Comment from Colin McLean, managing director, SVM Asset Management
- Themes of business disruption and economic stimulus likely to persist
- Investors could see more profit warnings in retail and finance
- Until real wages start to grow, expect governments to continue with stimulative policies
- New regulations on stockbroking commissions may make the stock market less efficient
Inflation and rising interest rates tend to help banks, industrials and mining businesses, and hit prospects for growth businesses. But, if inflation remains low, it could be another good year for growth in the global economy, continuing the performance of growth stocks.
Stock picking in 2018 may be nuanced, as it has this year, with individual company prospects the key. Themes likely to persist are business disruption and economic stimulus. There’s no slow-down in the arrival of new business models, particularly in retail and finance – both under threat from new mobile online services.
There have been some nasty surprises in these sectors in 2017, and the pattern of profit warnings could continue. New businesses need little capital to expand and are readily scalable, tackling cosy sectors with fat margins but poor customer value.
The winning disruptors are typically valued at a premium rating, reflecting their strong growth and cash flows. Nimble investors can avoid declining sectors.
Rising interest rates may not tell the whole story about the global economy. It looks like central banks want to slow economic expansion, but there is little sign of real overheating, even at near full employment. This may have something to do with poor productivity growth, technology and the gig economy, but it’s a persistent pattern across the Western world. Until real wages start to grow, governments are likely to continue with stimulative policies.
The year will start with the new European regulations on stockbroking commissions, which could disrupt research. Investors should see lower commission charges, but the need to pay for stockbroking research in hard cash will be a revolution. It will herald big cuts in employment in the stock market divisions of investment banks, and is likely to shrink the availability of company research.
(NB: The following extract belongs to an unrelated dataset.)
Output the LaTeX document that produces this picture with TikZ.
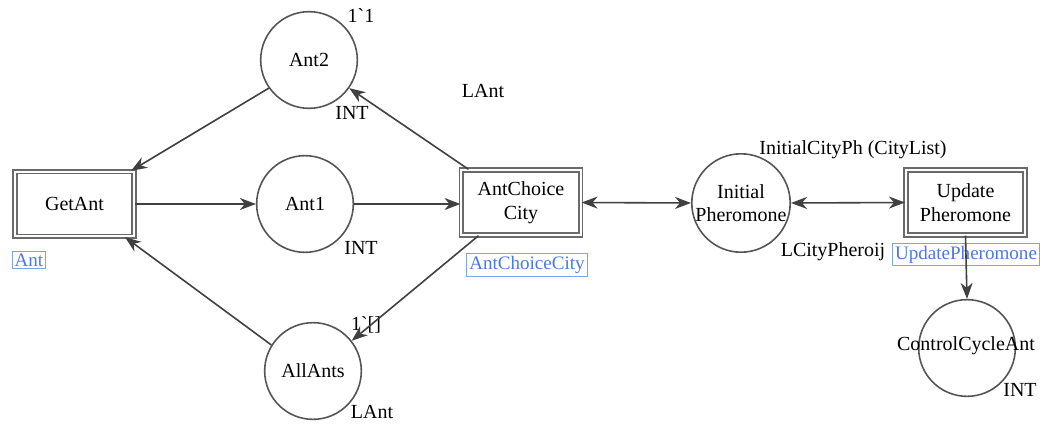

This may make the stock market less efficient, with share prices becoming more volatile and possibly more frequently out of line with fundamentals. Investing institutions will beef up their own internal research teams to take advantage of this.
Mispricing of shares – particularly in smaller and medium-sized companies – is likely to create greater opportunity for performance and reward for investors who have the skill to evaluate company prospects. In contrast, it may become a riskier world for index funds. Passive investing relies on research by others to get share prices “right”, but next year that free ride will bring new risks.
Those who use index and exchange-traded funds will still enjoy lower investment costs, but they can be less certain that others are doing the work of getting share prices in line with prospects. Active fund managers will conduct more research themselves, and may be able to manage this risk.
This economic cycle is proving unusually long, as is the bull stock market. But market patterns can persist while politicians are focused on growth. Rather than making wholesale change to portfolios, investors should take the opportunity for risk management. Start by considering whether any growth shares are now too highly rated, and look for signs of disruption changing business prospects.